Task details: Starting at the line containing "Generate a web" and ending at the line containing "const arrowRight = [4.345, 4.93, 16.35];", reproduce each line exactly as written, with both end lines included and all pictures omitted.

Materials provided:
------------------------------------------------

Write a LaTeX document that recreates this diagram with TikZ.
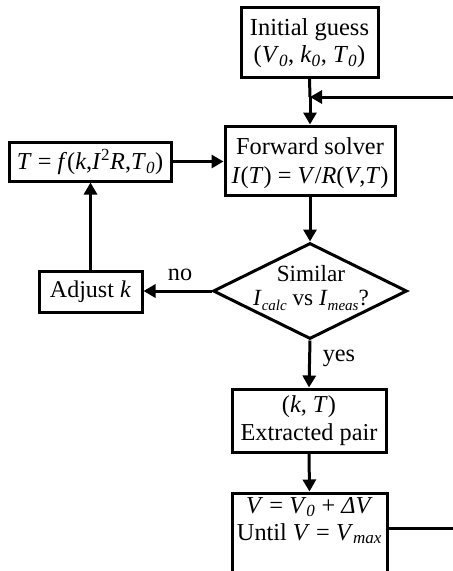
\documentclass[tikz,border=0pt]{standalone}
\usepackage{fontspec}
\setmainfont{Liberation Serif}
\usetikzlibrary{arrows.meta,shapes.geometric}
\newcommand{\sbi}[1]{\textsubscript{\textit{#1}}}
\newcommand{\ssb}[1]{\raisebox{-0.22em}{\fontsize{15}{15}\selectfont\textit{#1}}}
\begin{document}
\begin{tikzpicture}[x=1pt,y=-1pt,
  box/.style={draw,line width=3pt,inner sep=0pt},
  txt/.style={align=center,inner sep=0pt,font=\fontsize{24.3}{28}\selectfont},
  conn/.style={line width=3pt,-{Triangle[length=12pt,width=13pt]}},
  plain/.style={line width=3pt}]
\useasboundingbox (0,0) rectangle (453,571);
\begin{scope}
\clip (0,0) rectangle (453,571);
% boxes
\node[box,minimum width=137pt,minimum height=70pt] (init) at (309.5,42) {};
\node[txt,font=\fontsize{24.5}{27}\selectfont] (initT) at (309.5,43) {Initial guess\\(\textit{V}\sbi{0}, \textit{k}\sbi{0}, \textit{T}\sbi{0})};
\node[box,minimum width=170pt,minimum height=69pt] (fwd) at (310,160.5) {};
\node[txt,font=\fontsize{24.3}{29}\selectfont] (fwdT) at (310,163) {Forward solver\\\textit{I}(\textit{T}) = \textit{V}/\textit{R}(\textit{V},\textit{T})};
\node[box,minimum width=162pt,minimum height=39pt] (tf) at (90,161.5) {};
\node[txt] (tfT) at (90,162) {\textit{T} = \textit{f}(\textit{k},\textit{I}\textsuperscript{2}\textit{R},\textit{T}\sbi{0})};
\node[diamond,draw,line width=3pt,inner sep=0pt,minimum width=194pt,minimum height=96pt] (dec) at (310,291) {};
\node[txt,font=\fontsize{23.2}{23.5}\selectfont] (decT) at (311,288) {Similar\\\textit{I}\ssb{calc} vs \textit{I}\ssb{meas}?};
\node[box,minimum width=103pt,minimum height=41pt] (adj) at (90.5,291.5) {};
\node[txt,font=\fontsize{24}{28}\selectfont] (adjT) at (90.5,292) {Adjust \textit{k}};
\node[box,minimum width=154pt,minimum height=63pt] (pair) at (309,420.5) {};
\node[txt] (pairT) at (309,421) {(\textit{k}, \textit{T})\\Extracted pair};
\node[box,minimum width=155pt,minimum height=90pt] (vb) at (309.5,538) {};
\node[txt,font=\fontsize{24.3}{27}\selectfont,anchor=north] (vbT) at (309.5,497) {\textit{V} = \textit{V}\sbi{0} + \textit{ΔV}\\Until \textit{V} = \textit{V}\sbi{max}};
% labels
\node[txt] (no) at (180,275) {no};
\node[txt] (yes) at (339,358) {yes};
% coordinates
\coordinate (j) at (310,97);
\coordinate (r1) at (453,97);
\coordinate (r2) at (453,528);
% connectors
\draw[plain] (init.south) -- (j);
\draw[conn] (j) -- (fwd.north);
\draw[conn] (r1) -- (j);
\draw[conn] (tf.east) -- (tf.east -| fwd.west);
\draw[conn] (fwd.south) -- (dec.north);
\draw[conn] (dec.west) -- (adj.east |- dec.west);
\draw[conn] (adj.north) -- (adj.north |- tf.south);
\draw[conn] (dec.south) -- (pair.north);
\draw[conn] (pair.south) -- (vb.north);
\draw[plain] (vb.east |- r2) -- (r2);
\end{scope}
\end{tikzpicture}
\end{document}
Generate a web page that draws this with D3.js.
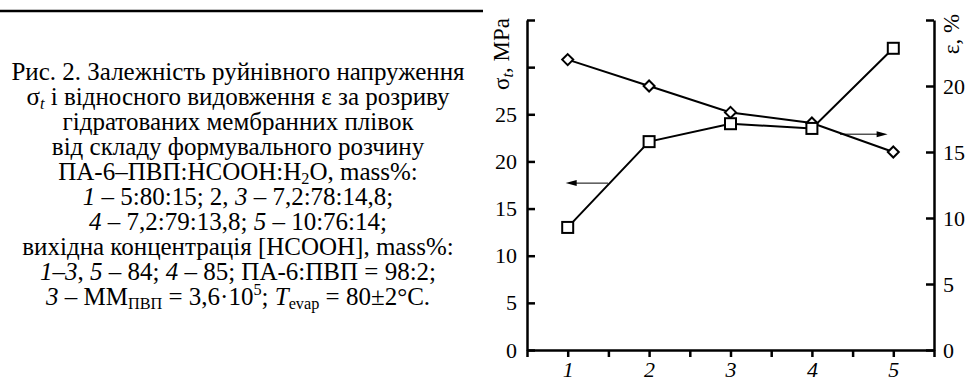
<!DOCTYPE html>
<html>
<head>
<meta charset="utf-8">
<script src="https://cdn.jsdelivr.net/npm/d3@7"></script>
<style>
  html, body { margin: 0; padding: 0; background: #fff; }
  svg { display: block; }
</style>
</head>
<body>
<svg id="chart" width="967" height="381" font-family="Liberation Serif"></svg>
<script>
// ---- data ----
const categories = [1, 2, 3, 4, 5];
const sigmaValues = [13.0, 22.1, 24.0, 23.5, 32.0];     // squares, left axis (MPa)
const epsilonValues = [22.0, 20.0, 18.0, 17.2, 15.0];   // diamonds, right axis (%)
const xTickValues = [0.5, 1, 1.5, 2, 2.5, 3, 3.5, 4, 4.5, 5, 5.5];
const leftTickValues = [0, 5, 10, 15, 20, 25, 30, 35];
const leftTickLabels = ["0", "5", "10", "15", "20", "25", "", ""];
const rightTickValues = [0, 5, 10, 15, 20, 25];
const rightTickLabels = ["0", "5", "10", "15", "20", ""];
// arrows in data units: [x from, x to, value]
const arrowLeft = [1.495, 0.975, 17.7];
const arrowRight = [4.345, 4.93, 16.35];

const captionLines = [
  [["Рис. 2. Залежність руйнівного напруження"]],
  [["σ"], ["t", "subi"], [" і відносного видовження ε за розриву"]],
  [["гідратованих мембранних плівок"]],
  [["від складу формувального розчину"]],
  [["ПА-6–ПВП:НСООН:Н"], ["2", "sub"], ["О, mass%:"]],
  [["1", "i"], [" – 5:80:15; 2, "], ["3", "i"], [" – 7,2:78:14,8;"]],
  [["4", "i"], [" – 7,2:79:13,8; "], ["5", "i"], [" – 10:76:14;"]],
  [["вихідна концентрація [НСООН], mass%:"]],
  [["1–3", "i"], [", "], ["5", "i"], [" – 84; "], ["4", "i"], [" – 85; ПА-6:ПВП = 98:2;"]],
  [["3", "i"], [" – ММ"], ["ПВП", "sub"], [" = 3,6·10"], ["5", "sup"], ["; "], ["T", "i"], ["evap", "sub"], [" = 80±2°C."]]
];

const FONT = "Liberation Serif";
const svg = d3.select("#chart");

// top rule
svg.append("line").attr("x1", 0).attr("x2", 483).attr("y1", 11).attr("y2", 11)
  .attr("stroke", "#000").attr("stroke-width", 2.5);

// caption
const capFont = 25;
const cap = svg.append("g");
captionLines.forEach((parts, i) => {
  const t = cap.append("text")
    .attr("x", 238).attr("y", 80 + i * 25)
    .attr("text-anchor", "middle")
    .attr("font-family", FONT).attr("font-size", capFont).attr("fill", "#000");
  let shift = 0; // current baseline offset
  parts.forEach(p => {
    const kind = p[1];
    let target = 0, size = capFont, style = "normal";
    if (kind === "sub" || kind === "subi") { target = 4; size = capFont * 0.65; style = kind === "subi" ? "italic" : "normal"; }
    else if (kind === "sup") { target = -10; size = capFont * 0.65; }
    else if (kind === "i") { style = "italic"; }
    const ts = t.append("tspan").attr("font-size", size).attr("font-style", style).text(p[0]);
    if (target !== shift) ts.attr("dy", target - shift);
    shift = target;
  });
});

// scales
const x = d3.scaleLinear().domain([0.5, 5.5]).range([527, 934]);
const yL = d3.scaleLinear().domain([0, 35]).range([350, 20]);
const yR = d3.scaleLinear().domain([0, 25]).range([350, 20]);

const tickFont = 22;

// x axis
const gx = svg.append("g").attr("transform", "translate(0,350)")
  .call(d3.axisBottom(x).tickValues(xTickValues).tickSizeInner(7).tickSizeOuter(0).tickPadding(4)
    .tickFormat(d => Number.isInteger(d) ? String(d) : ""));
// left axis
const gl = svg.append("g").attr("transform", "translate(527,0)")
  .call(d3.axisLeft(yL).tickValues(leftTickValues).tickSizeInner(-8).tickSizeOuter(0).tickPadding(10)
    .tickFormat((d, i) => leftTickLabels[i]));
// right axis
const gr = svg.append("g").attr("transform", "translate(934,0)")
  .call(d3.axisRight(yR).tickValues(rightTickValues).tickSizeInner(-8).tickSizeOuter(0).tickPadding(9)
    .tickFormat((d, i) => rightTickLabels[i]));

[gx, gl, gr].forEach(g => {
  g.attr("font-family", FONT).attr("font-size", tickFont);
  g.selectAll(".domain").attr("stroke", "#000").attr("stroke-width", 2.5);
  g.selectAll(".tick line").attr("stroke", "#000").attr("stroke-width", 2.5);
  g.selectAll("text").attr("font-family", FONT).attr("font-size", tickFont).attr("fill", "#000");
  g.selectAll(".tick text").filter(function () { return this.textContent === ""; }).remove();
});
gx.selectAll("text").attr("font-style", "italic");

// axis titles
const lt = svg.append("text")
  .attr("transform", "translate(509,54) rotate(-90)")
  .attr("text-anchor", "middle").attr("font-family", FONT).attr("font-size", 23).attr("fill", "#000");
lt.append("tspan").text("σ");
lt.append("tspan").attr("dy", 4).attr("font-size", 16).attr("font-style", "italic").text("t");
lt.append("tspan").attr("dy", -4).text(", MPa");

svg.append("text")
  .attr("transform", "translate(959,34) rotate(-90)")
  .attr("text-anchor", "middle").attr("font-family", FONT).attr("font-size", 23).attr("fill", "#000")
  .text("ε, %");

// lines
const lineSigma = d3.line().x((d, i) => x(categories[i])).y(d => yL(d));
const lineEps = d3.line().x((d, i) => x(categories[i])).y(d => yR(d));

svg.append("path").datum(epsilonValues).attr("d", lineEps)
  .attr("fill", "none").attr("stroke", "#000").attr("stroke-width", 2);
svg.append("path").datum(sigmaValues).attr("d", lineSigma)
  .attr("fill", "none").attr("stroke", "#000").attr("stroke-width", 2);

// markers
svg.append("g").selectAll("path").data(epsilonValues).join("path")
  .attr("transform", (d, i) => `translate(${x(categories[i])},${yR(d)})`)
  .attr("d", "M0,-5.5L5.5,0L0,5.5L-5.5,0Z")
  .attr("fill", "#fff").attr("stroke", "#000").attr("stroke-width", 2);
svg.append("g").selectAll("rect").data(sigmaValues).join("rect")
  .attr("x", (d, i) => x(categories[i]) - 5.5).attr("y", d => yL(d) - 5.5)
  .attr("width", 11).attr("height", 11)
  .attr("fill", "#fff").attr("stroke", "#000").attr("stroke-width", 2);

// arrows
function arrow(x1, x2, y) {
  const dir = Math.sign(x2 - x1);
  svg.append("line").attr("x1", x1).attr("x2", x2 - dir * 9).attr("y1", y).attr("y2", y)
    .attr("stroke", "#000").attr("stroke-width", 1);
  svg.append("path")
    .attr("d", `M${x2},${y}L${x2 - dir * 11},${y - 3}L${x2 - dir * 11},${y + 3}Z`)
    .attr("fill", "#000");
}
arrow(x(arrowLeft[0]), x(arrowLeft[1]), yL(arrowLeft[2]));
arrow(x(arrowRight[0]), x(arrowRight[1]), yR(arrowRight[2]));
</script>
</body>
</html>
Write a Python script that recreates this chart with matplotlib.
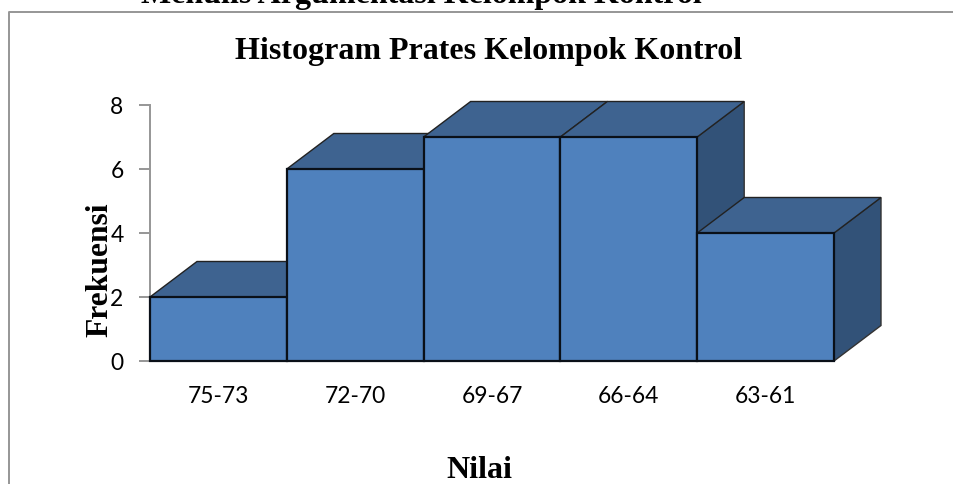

------------------------------------------------

Solution to this task:
Generate a web page that draws this with D3.js.
<!DOCTYPE html>
<html>
<head>
<meta charset="utf-8">
<script src="https://cdn.jsdelivr.net/npm/d3@7"></script>
<style>
  html, body { margin: 0; padding: 0; background: #fff; }
  svg { display: block; }
</style>
</head>
<body>
<svg id="chart" width="967" height="381" font-family="Liberation Serif"></svg>
<script>
// ---- data ----
const categories = [1, 2, 3, 4, 5];
const sigmaValues = [13.0, 22.1, 24.0, 23.5, 32.0];     // squares, left axis (MPa)
const epsilonValues = [22.0, 20.0, 18.0, 17.2, 15.0];   // diamonds, right axis (%)
const xTickValues = [0.5, 1, 1.5, 2, 2.5, 3, 3.5, 4, 4.5, 5, 5.5];
const leftTickValues = [0, 5, 10, 15, 20, 25, 30, 35];
const leftTickLabels = ["0", "5", "10", "15", "20", "25", "", ""];
const rightTickValues = [0, 5, 10, 15, 20, 25];
const rightTickLabels = ["0", "5", "10", "15", "20", ""];
// arrows in data units: [x from, x to, value]
const arrowLeft = [1.495, 0.975, 17.7];
const arrowRight = [4.345, 4.93, 16.35];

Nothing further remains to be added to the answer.